_WRITTEN EXERCISE_.
Go through the listing and pick out each line with the word "chart" in it.

_SUPPLIED DATA_.
------------------------------------------------

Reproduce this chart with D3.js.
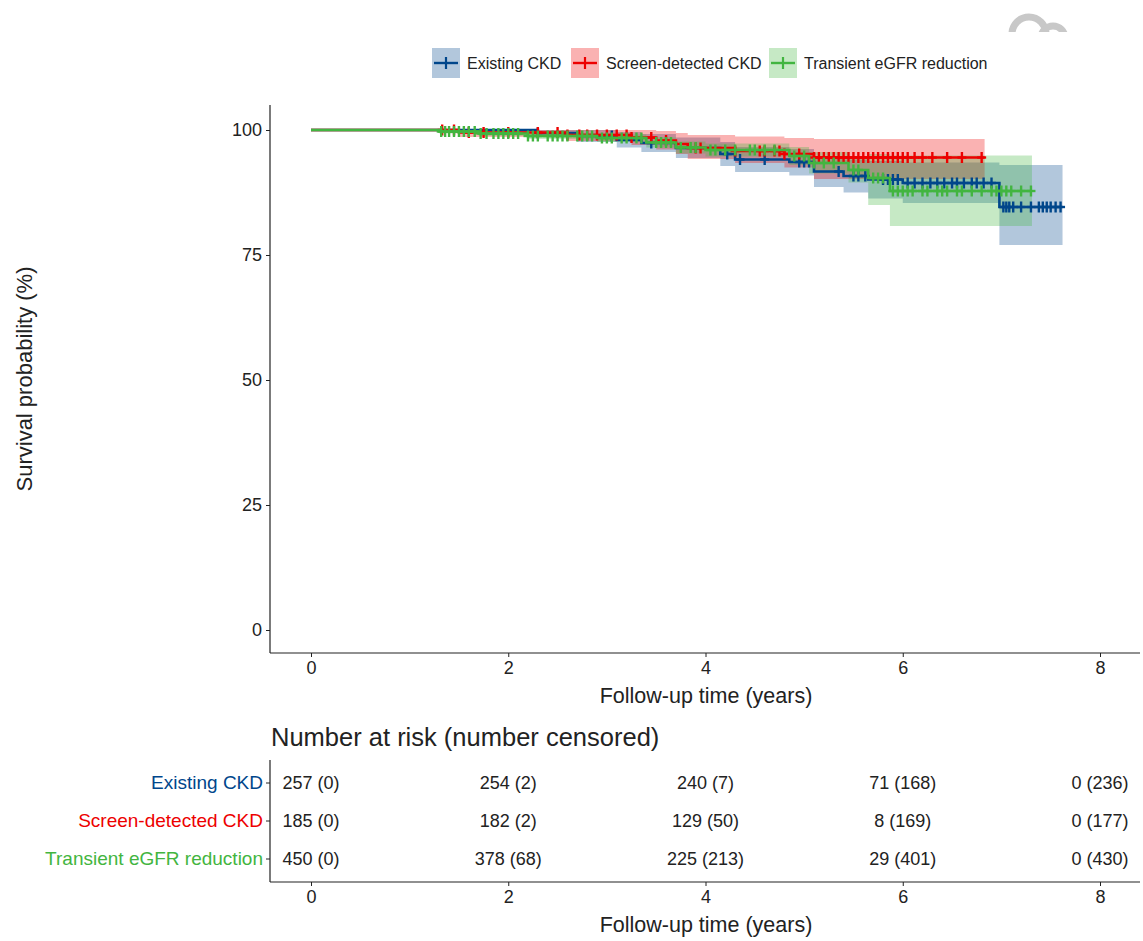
<!DOCTYPE html>
<html>
<head>
<meta charset="utf-8">
<script src="https://cdn.jsdelivr.net/npm/d3@7"></script>
<style>
  body { margin: 0; background: #fff; }
  text { font-family: "Liberation Sans", Arial, sans-serif; }
  .axis path, .axis line { stroke: #222; }
</style>
</head>
<body>
<div id="chart"></div>
<script>
const groups = ["Existing CKD", "Screen-detected CKD", "Transient eGFR reduction"];
const colors = ["#00468B", "#ED0000", "#42B540"];

// Kaplan-Meier steps (years, %)
const existingTime  = [0, 2.3, 2.7, 3.1, 3.35, 3.7, 4.15, 4.3, 4.85, 5.1, 5.4, 5.65, 6.0, 6.98];
const existingSurv  = [100, 99.4, 98.8, 98.0, 97.4, 96.4, 95.2, 94.1, 93.6, 91.7, 90.8, 90.1, 89.4, 84.6];
const existingLower = [100, 98.6, 97.6, 96.5, 95.6, 94.4, 92.8, 91.6, 90.9, 88.6, 87.5, 86.3, 85.4, 77.0];
const existingUpper = [100, 100, 100, 99.6, 99.2, 98.5, 97.6, 96.6, 96.2, 94.8, 94.1, 93.8, 93.5, 93.0];
const existingEnd = 7.62;
const existingCensor = [2.3, 3.05, 3.45, 4.22, 4.35, 4.6, 4.95, 5.0, 5.05, 5.35, 5.5, 5.55, 5.62, 5.8, 5.85, 5.9,
  5.95, 6.05, 6.12, 6.2, 6.28, 6.35, 6.42, 6.5, 6.55, 6.62, 6.7, 6.75, 6.82, 6.9, 7.02, 7.05, 7.08, 7.12, 7.2,
  7.3, 7.38, 7.42, 7.46, 7.5, 7.55, 7.6];

const screenTime  = [0, 1.5, 2.6, 3.25, 3.5, 3.7, 3.82, 4.3, 4.8, 5.1];
const screenSurv  = [100, 99.5, 99.0, 98.5, 97.9, 97.2, 96.4, 95.8, 95.2, 94.5];
const screenLower = [100, 98.6, 97.8, 97.0, 96.1, 95.2, 94.2, 93.4, 92.5, 90.2];
const screenUpper = [100, 100, 100, 100, 99.8, 99.4, 99.0, 98.7, 98.4, 98.2];
const screenEnd = 6.83;
const screenCensor = [1.33, 1.45, 1.6, 1.75, 2.0, 2.3, 2.5, 2.6, 2.72, 2.8, 2.9, 3.0, 3.1, 3.2, 3.25, 3.45, 3.6,
  3.9, 3.95, 4.3, 4.55, 4.6, 4.7, 4.75, 4.8, 4.95, 5.1, 5.15, 5.2, 5.25, 5.3, 5.35, 5.4, 5.45, 5.5, 5.55, 5.6,
  5.65, 5.7, 5.75, 5.8, 5.85, 5.9, 5.95, 6.0, 6.05, 6.12, 6.2, 6.3, 6.45, 6.6, 6.8];

const transientTime  = [0, 1.3, 1.7, 2.2, 2.9, 3.4, 3.7, 4.0, 4.85, 5.05, 5.45, 5.65, 5.87];
const transientSurv  = [100, 99.7, 99.3, 98.8, 98.4, 97.5, 96.5, 96.0, 94.8, 93.4, 92.0, 90.4, 87.8];
const transientLower = [100, 99.3, 98.8, 98.2, 97.6, 96.5, 95.3, 94.7, 93.0, 91.3, 89.5, 85.0, 80.8];
const transientUpper = [100, 100, 99.8, 99.4, 99.1, 98.5, 97.7, 97.3, 96.6, 95.6, 94.7, 95.2, 94.9];
const transientEnd = 7.31;
const transientCensor = [1.32, 1.36, 1.4, 1.45, 1.5, 1.55, 1.6, 1.66, 1.72, 1.78, 1.85, 1.9, 1.95, 2.0, 2.05,
  2.1, 2.2, 2.25, 2.3, 2.4, 2.45, 2.5, 2.55, 2.6, 2.7, 2.75, 2.8, 2.85, 2.95, 3.0, 3.05, 3.15, 3.2, 3.3, 3.35,
  3.5, 3.55, 3.6, 3.65, 3.75, 3.85, 3.9, 4.05, 4.1, 4.2, 4.3, 4.45, 4.5, 4.6, 4.7, 4.9, 5.0, 5.1, 5.2, 5.3,
  5.5, 5.55, 5.7, 5.75, 5.8, 5.9, 5.95, 6.0, 6.05, 6.1, 6.2, 6.25, 6.35, 6.4, 6.45, 6.55, 6.6, 6.7, 6.8, 6.9,
  6.95, 7.0, 7.05, 7.1, 7.2, 7.3];

// risk table
const riskTimes = [0, 2, 4, 6, 8];
const existingRisk  = ["257 (0)", "254 (2)", "240 (7)", "71 (168)", "0 (236)"];
const screenRisk    = ["185 (0)", "182 (2)", "129 (50)", "8 (169)", "0 (177)"];
const transientRisk = ["450 (0)", "378 (68)", "225 (213)", "29 (401)", "0 (430)"];

const xTicks = [0, 2, 4, 6, 8];
const yTicks = [0, 25, 50, 75, 100];

const series = [
  { time: existingTime, surv: existingSurv, lower: existingLower, upper: existingUpper, end: existingEnd, censor: existingCensor, risk: existingRisk },
  { time: screenTime, surv: screenSurv, lower: screenLower, upper: screenUpper, end: screenEnd, censor: screenCensor, risk: screenRisk },
  { time: transientTime, surv: transientSurv, lower: transientLower, upper: transientUpper, end: transientEnd, censor: transientCensor, risk: transientRisk }
];

const W = 1143, H = 941;
const svg = d3.select("#chart").append("svg").attr("width", W).attr("height", H);

// faint logo fragment at top right
svg.append("clipPath").attr("id", "logoclip").append("rect").attr("x", 990).attr("y", 0).attr("width", 90).attr("height", 32);
const logo = svg.append("g").attr("clip-path", "url(#logoclip)");
logo.append("circle").attr("cx", 1029).attr("cy", 34).attr("r", 17).attr("fill", "none").attr("stroke", "#c8c8c8").attr("stroke-width", 7);
logo.append("circle").attr("cx", 1053).attr("cy", 38).attr("r", 12).attr("fill", "none").attr("stroke", "#c8c8c8").attr("stroke-width", 7);

const plotL = 270, plotR = 1140, plotT = 105, plotB = 653;
const x = d3.scaleLinear().domain([0, 8]).range([311, 1100]);
const y = d3.scaleLinear().domain([0, 100]).range([630, 130]);

// legend
const legendX = [432, 571, 769];
groups.forEach((g, i) => {
  const lg = svg.append("g").attr("transform", `translate(${legendX[i]},48)`);
  lg.append("rect").attr("width", 28).attr("height", 30).attr("fill", colors[i]).attr("opacity", 0.3);
  lg.append("line").attr("x1", 2).attr("x2", 26).attr("y1", 15).attr("y2", 15).attr("stroke", colors[i]).attr("stroke-width", 2.4);
  lg.append("line").attr("x1", 14).attr("x2", 14).attr("y1", 9).attr("y2", 21).attr("stroke", colors[i]).attr("stroke-width", 2.2);
  lg.append("text").attr("x", 35).attr("y", 21).attr("font-size", 16).attr("fill", "#222").text(g);
});

const plot = svg.append("g");

function stepData(s) {
  const pts = s.time.map((t, i) => ({ t, s: s.surv[i], lo: s.lower[i], hi: s.upper[i] }));
  const last = pts[pts.length - 1];
  pts.push({ t: s.end, s: last.s, lo: last.lo, hi: last.hi });
  return pts;
}

const area = d3.area().curve(d3.curveStepAfter)
  .x(d => x(d.t)).y0(d => y(d.lo)).y1(d => y(d.hi));
const line = d3.line().curve(d3.curveStepAfter)
  .x(d => x(d.t)).y(d => y(d.s));

function survAt(s, t) {
  const i = d3.bisectRight(s.time, t) - 1;
  return s.surv[Math.max(0, i)];
}

series.forEach((s, i) => {
  plot.append("path").datum(stepData(s))
    .attr("d", area).attr("fill", colors[i]).attr("opacity", 0.3);
});
series.forEach((s, i) => {
  plot.append("path").datum(stepData(s)).attr("d", line)
    .attr("fill", "none").attr("stroke", colors[i]).attr("stroke-width", 2.6);
  const cg = plot.append("g").attr("stroke", colors[i]).attr("stroke-width", 2.4);
  s.censor.forEach(t => {
    const cx = x(t), cy = y(survAt(s, t));
    cg.append("line").attr("x1", cx - 4.5).attr("x2", cx + 4.5).attr("y1", cy).attr("y2", cy);
    cg.append("line").attr("x1", cx).attr("x2", cx).attr("y1", cy - 5.5).attr("y2", cy + 5.5);
  });
});

// axes main
const xAxisMain = svg.append("g").attr("class", "axis").attr("transform", `translate(0,${plotB})`)
  .call(d3.axisBottom(x).tickValues(xTicks).tickSize(4).tickPadding(4));
xAxisMain.select(".domain").attr("d", `M${plotL},0H${plotR}`).attr("stroke-width", 1.2);
xAxisMain.selectAll("text").attr("font-size", 18).attr("fill", "#222");

const yAxisMain = svg.append("g").attr("class", "axis").attr("transform", `translate(${plotL},0)`)
  .call(d3.axisLeft(y).tickValues(yTicks).tickSize(4).tickPadding(4));
yAxisMain.select(".domain").attr("d", `M0,${plotT}V${plotB}`).attr("stroke-width", 1.2);
yAxisMain.selectAll("text").attr("font-size", 18).attr("fill", "#222");

svg.append("text").attr("x", 706).attr("y", 703).attr("text-anchor", "middle")
  .attr("font-size", 21.5).attr("fill", "#222").text("Follow-up time (years)");
svg.append("text").attr("transform", "translate(32,379) rotate(-90)").attr("text-anchor", "middle")
  .attr("font-size", 22).attr("fill", "#222").text("Survival probability (%)");

// risk table
svg.append("text").attr("x", 271).attr("y", 746).attr("font-size", 25.5).attr("fill", "#222")
  .text("Number at risk (number censored)");

const tabT = 760, tabB = 882;
const yRisk = d3.scaleBand().domain(groups).range([764, 878]).paddingInner(0).paddingOuter(0);

const rx = svg.append("g").attr("class", "axis").attr("transform", `translate(0,${tabB})`)
  .call(d3.axisBottom(x).tickValues(xTicks).tickSize(4).tickPadding(4));
rx.select(".domain").attr("d", `M${plotL},0H${plotR}`).attr("stroke-width", 1.2);
rx.selectAll("text").attr("font-size", 18).attr("fill", "#222");

const ry = svg.append("g").attr("class", "axis").attr("transform", `translate(${plotL},0)`)
  .call(d3.axisLeft(yRisk).tickSize(4).tickPadding(3));
ry.select(".domain").attr("d", `M0,${tabT}V${tabB}`).attr("stroke-width", 1.2);
ry.selectAll("text").attr("font-size", 19).attr("fill", (d, i) => colors[i]);

series.forEach((s, i) => {
  s.risk.forEach((r, j) => {
    svg.append("text").attr("x", x(riskTimes[j])).attr("y", yRisk(groups[i]) + yRisk.bandwidth() / 2)
      .attr("dy", "0.35em").attr("text-anchor", "middle").attr("font-size", 18).attr("fill", "#222").text(r);
  });
});

svg.append("text").attr("x", 706).attr("y", 932).attr("text-anchor", "middle")
  .attr("font-size", 21.5).attr("fill", "#222").text("Follow-up time (years)");
</script>
</body>
</html>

------------------------------------------------

_SOLUTION_.
Reproduce this chart with D3.js.
<div id="chart"></div>
const svg = d3.select("#chart").append("svg").attr("width", W).attr("height", H);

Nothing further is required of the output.